> **Rows from a dataset of charts and code**
########################################
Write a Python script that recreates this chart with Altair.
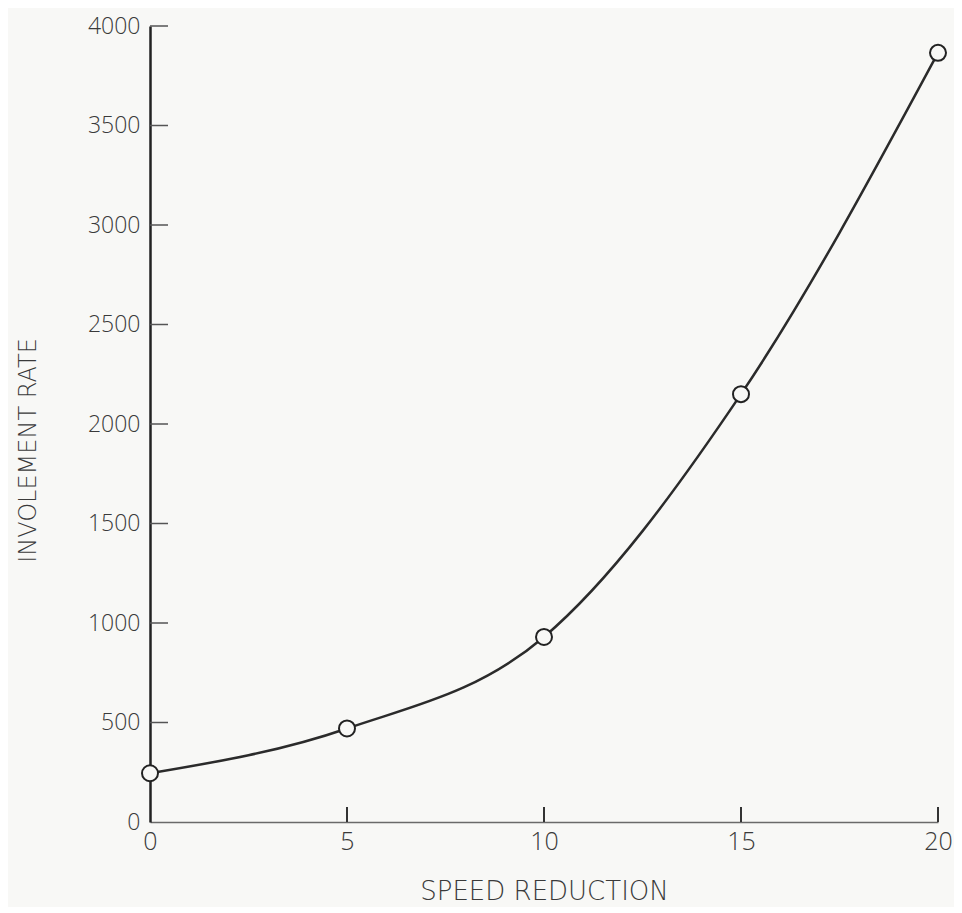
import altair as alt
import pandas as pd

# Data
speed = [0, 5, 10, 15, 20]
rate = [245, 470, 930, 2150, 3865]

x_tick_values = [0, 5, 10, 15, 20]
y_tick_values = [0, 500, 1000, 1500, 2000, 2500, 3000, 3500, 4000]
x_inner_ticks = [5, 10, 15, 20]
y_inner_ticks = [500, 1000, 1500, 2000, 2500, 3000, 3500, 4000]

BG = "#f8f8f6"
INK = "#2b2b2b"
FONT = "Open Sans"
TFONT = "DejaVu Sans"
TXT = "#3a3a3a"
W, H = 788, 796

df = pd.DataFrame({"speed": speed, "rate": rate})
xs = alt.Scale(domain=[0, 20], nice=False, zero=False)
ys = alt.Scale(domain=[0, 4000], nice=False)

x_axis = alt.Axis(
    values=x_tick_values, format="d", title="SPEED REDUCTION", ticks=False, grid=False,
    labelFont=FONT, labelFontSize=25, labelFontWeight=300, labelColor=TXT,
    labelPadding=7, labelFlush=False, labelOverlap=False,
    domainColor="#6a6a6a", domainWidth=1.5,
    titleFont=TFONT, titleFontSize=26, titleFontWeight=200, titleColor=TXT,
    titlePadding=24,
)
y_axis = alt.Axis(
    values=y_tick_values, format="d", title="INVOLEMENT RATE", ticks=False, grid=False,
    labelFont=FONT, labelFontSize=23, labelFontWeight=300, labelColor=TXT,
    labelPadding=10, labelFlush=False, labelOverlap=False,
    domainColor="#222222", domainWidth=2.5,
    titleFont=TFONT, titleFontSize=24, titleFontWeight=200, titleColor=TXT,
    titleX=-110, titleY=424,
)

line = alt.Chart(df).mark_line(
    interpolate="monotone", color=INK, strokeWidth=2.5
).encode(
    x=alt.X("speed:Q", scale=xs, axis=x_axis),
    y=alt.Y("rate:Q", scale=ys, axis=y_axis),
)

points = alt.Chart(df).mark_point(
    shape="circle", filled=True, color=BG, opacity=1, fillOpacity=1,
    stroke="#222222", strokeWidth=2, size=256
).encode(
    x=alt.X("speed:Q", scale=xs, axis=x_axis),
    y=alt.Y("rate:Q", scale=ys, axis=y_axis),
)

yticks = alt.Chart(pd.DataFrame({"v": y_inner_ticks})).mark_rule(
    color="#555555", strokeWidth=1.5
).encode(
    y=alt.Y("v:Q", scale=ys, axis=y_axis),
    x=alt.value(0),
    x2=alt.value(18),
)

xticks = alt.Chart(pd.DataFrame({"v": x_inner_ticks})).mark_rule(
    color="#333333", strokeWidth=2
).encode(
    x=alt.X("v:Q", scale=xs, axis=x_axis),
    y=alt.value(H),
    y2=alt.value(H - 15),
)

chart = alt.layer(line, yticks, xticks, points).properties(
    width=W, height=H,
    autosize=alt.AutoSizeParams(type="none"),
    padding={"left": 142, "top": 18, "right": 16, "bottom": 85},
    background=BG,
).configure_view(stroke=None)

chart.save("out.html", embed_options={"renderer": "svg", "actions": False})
########################################
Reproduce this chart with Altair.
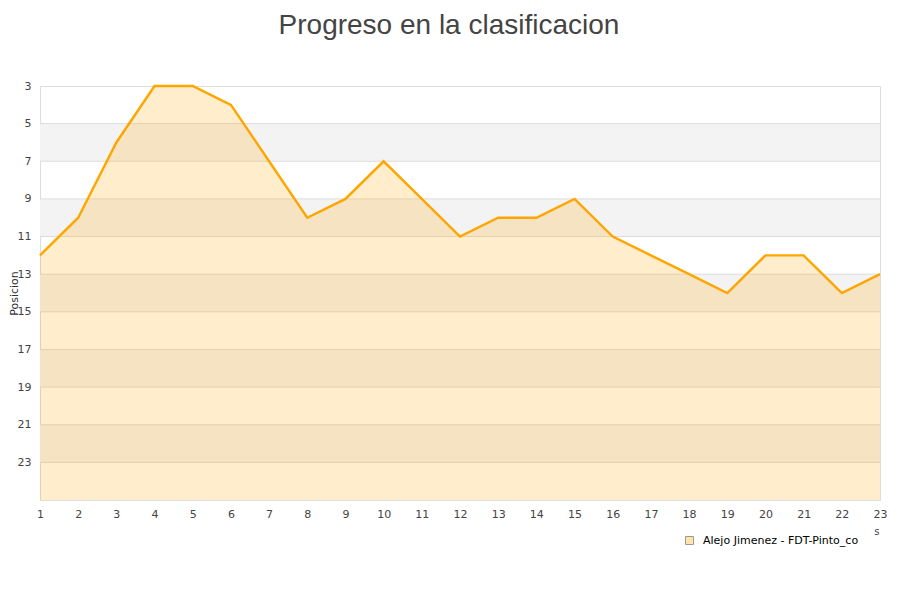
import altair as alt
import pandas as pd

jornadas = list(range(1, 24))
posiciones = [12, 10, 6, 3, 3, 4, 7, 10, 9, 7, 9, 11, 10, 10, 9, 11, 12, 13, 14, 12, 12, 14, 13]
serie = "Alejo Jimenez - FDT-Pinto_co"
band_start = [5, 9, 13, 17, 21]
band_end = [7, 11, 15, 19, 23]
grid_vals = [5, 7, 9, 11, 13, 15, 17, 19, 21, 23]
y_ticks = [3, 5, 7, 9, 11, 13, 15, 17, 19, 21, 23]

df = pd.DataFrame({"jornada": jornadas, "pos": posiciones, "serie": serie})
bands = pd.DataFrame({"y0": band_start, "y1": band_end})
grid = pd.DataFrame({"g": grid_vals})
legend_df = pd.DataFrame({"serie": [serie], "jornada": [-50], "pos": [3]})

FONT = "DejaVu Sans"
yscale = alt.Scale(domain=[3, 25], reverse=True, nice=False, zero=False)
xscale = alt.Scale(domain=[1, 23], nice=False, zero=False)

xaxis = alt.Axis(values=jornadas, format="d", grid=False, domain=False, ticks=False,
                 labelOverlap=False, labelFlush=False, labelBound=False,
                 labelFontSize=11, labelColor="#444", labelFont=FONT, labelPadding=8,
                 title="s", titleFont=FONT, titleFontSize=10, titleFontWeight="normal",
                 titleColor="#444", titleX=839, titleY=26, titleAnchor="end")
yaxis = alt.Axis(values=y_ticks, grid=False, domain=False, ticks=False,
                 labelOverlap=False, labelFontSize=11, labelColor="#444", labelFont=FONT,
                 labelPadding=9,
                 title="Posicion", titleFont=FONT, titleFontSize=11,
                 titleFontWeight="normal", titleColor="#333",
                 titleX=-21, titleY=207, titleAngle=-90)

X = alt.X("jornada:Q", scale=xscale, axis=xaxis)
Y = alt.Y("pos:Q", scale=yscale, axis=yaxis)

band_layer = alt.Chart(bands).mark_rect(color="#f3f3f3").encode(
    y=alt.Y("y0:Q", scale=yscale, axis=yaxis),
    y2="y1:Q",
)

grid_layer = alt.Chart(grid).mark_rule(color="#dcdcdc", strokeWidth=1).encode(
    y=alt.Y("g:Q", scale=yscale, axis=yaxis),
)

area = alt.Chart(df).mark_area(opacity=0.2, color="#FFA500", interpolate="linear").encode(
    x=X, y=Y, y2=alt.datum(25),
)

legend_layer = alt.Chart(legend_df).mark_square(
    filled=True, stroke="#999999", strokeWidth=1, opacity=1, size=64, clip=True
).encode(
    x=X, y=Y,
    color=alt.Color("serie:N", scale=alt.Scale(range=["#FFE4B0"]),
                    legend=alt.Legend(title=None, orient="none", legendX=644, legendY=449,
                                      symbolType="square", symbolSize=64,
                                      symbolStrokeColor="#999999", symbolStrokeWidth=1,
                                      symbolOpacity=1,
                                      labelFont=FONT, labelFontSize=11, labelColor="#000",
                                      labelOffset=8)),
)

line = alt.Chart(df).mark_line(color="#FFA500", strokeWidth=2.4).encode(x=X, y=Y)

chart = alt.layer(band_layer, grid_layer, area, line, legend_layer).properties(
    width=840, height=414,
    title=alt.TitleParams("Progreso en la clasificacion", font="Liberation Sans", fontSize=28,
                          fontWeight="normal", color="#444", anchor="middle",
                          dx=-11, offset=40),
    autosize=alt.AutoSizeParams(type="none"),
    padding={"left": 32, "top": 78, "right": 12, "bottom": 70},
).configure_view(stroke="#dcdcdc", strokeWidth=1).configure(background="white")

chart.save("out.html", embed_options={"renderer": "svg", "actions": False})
########################################
> **What you will do**
From the entries above, copy every line that holds the word "with".

> **Result**
Write a Python script that recreates this chart with Altair.
Reproduce this chart with Altair.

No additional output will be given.